The Abbeystead valve house was constructed as part of NWWA's 'Lancashire conjunctive use scheme,' a water supply project "to help in meeting the region's expected increases in water demand during the 1980s." The scheme involved the daily extraction of up to 62 million imperial gallons (280,000 m3) of water from the River Lune near Lancaster which was then pumped through Abbeystead into the River Wyre. From here it would be extracted to a treatment works to augment the drinking water supply for south Lancashire.

The visitors were from the village of St. Michael's on Wyre, situated approximately 10 miles from the valve house and which had previously suffered flooding which residents believed was caused by the station pumping water from the River Lune to the River Wyre. The tour of the valve house had been arranged by NWWA to alleviate public concern about the flooding. George Mann, chairman of NWWA, said that the tour was intended to have a "family flavour." The tour commenced at 7.20pm and the explosion occurred approximately 10 minutes later, with the first telephone call to the emergency services logged at 7.37pm.

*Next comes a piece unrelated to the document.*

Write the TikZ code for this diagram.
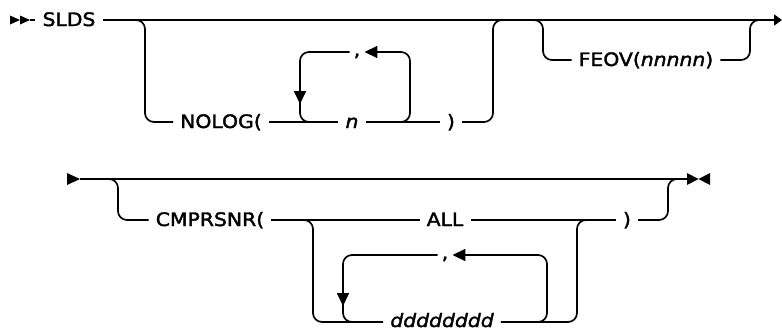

Oliver Chippendale, the supervisor of a pumping station on the River Lune had received a telephone call from George Lacey, the NWWA district manager conducting the tour, asking him to commence pumping, and a second call 5 minutes later saying that no water was coming through and to activate a second, larger, pump. Twenty minutes later Chippendale called Abbeystead to check water was coming through and the telephone was answered by water engineer John Nelson who shouted "Get help! There has been a terrible disaster!" The force of the blast had lifted 30 concrete roof beams, each weighing 2½ tons, upwards through the soil landscaping above them before they fell into the chamber below.